Kató Lomb was a Hungarian interpreter, translator, language genius and one of the first simultaneous interpreters of the world. Originally she graduated in physics and chemistry, but her interest soon led her to languages. Native in Hungarian, she was able to interpret fluently in nine or ten languages, and she translated technical literature and read belles-lettres in six languages. She was able to understand journalism in further eleven languages. As she put it, altogether she earned money with sixteen languages – Bulgarian, Chinese, Danish, English, French, German, Hebrew, Italian, Japanese, Latin, Polish, Romanian, Russian, Slovak, Spanish, Ukrainian. She learned these languages mostly by self-effort. Her aims to acquire these languages were most of all practical, to satisfy her interest.

According to her own account, her long life was highlighted not primarily by the command of languages but the actual study of them. Through her books, interviews, and conversations, she tried to share this joy of studying languages with generations. As an interpreter, she visited all five continents, saw forty countries, and reported about her experiences and adventures in a separate book “An interpreter around the world.”

Harold Williams was a New Zealand journalist, foreign editor of The Times and polyglot who is considered to have been one of the most accomplished polyglots in history, said to have known over 60 languages and other related dialects. He taught himself Latin, Ancient Greek, Hebrew, French, German, Spanish, Italian, Māori, Samoan, Tongan, Fijian, and other Polynesian languages when he was only eleven years old! He sat for his BA at Auckland University, but failed because of an inability to sufficiently master mathematics.

John Ronald Reuel Tolkien was an English writer, poet, philologist, and university professor, best known as the author of the classic high fantasy works “The Hobbit,” “The Lord of the Rings,” and “The Silmarillion.” Both Tolkien’s academic career and his literary production are inseparable from his love of language and philology. He was fluent in 13, yet knew 12 other languages, not including his self-constructed languages.

Ziad Youssef Fazah is a Lebanese polyglot who claims to speak 59 languages and maintains that he has proved this in several television shows, where he has successfully communicated with native speakers of a large number of foreign languages. He is considered the world’s greatest polyglot by the 1993 UK edition of the Guinness Book of Records. He works as a private teacher of languages in Rio de Janeiro, Brazil.

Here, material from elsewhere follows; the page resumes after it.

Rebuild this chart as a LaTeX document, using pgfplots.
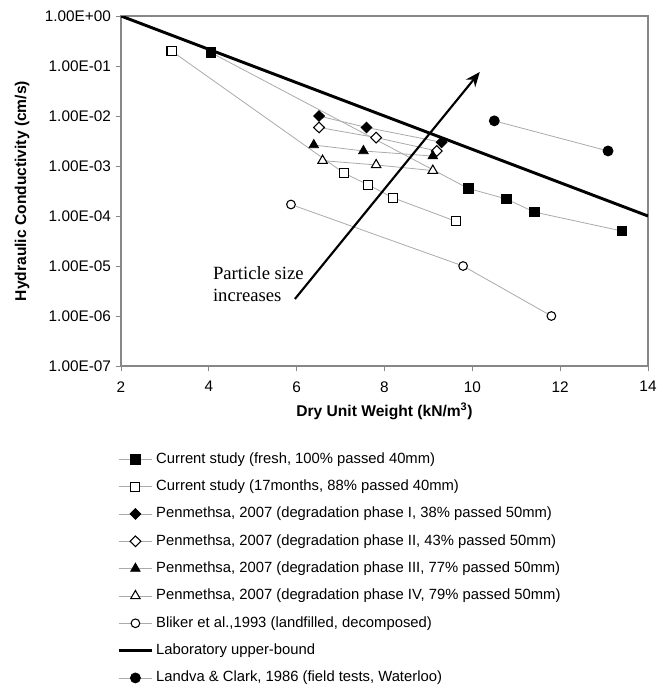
\documentclass[border=0pt]{standalone}
\usepackage{fontspec}
\setmainfont{Liberation Sans}
\newfontfamily\seriffont{Liberation Serif}
\usepackage{pgfplots}
\pgfplotsset{compat=1.18}
\usetikzlibrary{arrows.meta}
\definecolor{lineg}{RGB}{170,170,170}
\definecolor{frameg}{RGB}{135,135,135}
\begin{document}
\begin{tikzpicture}
\path[use as bounding box] (-90.75pt,-241.5pt) rectangle (411.75pt,274.5pt);
\begin{axis}[
  at={(0,0)}, anchor=south west,
  scale only axis, width=395.25pt, height=262.5pt,
  xmin=2, xmax=14, ymode=log, ymin=1e-7, ymax=1,
  xtick={2,4,...,14},
  ytick={1e-7,1e-6,1e-5,1e-4,1e-3,1e-2,1e-1,1},
  yticklabels={1.00E-07,1.00E-06,1.00E-05,1.00E-04,1.00E-03,1.00E-02,1.00E-01,1.00E+00},
  yminorticks=false,
  tick pos=left, tick align=outside, major tick length=4pt,
  every tick/.style={frameg, line width=0.6pt},
  axis line style={frameg, line width=0.8pt},
  /pgf/number format/assume math mode=true,
  ticklabel style={font=\fontsize{11.5}{13}\selectfont},
  xticklabel shift=4pt,
  xlabel={Dry Unit Weight (kN/m\textsuperscript{3})},
  ylabel={Hydraulic Conductivity (cm/s)},
  label style={font=\fontsize{11.7}{14}\selectfont\bfseries},
  xlabel style={at={(axis description cs:0.5,-0.1286)}, anchor=center},
  ylabel style={at={(axis description cs:-0.1879,0.5)}, anchor=center},
  legend style={at={(axis description cs:0,0)}, anchor=north west,
    xshift=-3pt, yshift=-64.75pt, draw=none, fill=none, inner sep=0pt,
    row sep=10.5pt, font=\fontsize{11.1}{13}\selectfont,
    nodes={inner xsep=2pt, inner ysep=0pt, text height=8pt, text depth=2pt}},
  legend cell align=left,
  legend image code/.code={
    \draw[mark repeat=2,mark phase=2,#1] plot coordinates {(0cm,0cm) (0.44cm,0cm) (0.88cm,0cm)};
  },
]
\addplot[lineg, line width=0.6pt, mark=square*, mark size=3.6pt, mark options={draw=black, fill=black, solid}]
  coordinates {(4.05,0.185) (9.91,3.55e-4) (10.77,2.2e-4) (11.41,1.2e-4) (13.41,5.0e-5)};
\addlegendentry{Current study (fresh, 100\% passed 40mm)}
\addplot[lineg, line width=0.6pt, mark=square*, mark size=3.4pt, mark options={draw=black, fill=white, line width=0.8pt, solid}]
  coordinates {(3.15,0.20) (7.08,7.2e-4) (7.63,4.2e-4) (8.20,2.3e-4) (9.63,7.8e-5)};
\addlegendentry{Current study (17months, 88\% passed 40mm)}
\addplot[lineg, line width=0.6pt, mark=diamond*, mark size=4pt, mark options={draw=black, fill=black, solid, xscale=1.35}]
  coordinates {(6.51,1.0e-2) (7.59,5.9e-3) (9.30,2.98e-3)};
\addlegendentry{Penmethsa, 2007 (degradation phase I, 38\% passed 50mm)}
\addplot[lineg, line width=0.6pt, mark=diamond*, mark size=4pt, mark options={draw=black, fill=white, line width=0.8pt, solid, xscale=1.35}]
  coordinates {(6.51,5.9e-3) (7.81,3.7e-3) (9.19,2.0e-3)};
\addlegendentry{Penmethsa, 2007 (degradation phase II, 43\% passed 50mm)}
\addplot[lineg, line width=0.6pt, mark=triangle*, mark size=4.1pt, mark options={draw=black, fill=black, solid}]
  coordinates {(6.39,2.63e-3) (7.52,2.0e-3) (9.10,1.58e-3)};
\addlegendentry{Penmethsa, 2007 (degradation phase III, 77\% passed 50mm)}
\addplot[lineg, line width=0.6pt, mark=triangle*, mark size=4.1pt, mark options={draw=black, fill=white, line width=0.8pt, solid}]
  coordinates {(6.59,1.28e-3) (7.81,1.05e-3) (9.10,8.1e-4)};
\addlegendentry{Penmethsa, 2007 (degradation phase IV, 79\% passed 50mm)}
\addplot[lineg, line width=0.6pt, mark=*, mark size=3.25pt, mark options={draw=black, fill=white, line width=0.8pt, solid}]
  coordinates {(5.87,1.7e-4) (9.79,1.0e-5) (11.80,1.0e-6)};
\addlegendentry{Bliker et al.,1993 (landfilled, decomposed)}
\addplot[black, line width=2.2pt, no marks]
  coordinates {(2,1) (14,1e-4)};
\addlegendentry{Laboratory upper-bound}
\addplot[lineg, line width=0.6pt, mark=*, mark size=3.75pt, mark options={draw=black, fill=black, solid}]
  coordinates {(10.50,8.0e-3) (13.09,2.0e-3)};
\addlegendentry{Landva \& Clark, 1986 (field tests, Waterloo)}
\draw[black, line width=1.6pt, -{Stealth[length=11pt,width=9pt,inset=3.5pt]}]
  (axis cs:5.96,2.19e-6) -- (axis cs:10.17,0.0759);
\node[anchor=north west, inner sep=0pt, align=left, font=\seriffont\fontsize{14}{16.5}\selectfont]
  at (axis cs:4.09,1e-5) {Particle size\\increases};
\end{axis}
\end{tikzpicture}
\end{document}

Polyglots claim that any person with average abilities can master 5-6 languages during the lifetime. One only needs motivation, strong will, and courage. The tips that can help polyglot-beginners are the following: study regularly, always carry a pad and a pen with you, practice whenever possible, read as much as possible even if you don’t understand everything, and use every spare minute for revising the language. At one of the linguistic congresses he greeted the audience in 50 languages.

Ø 2) Scan the names typed in bold and say who of them you would like to read about.

Ø 3) Find the terms relating to the topic “languages” in the text.

Ø 4) Debate the statement “Any person with average abilities can master 5-6 languages during the lifetime.”

Ø 5) Develop the tips for polyglot-beginners suggested in the last paragraph of the text.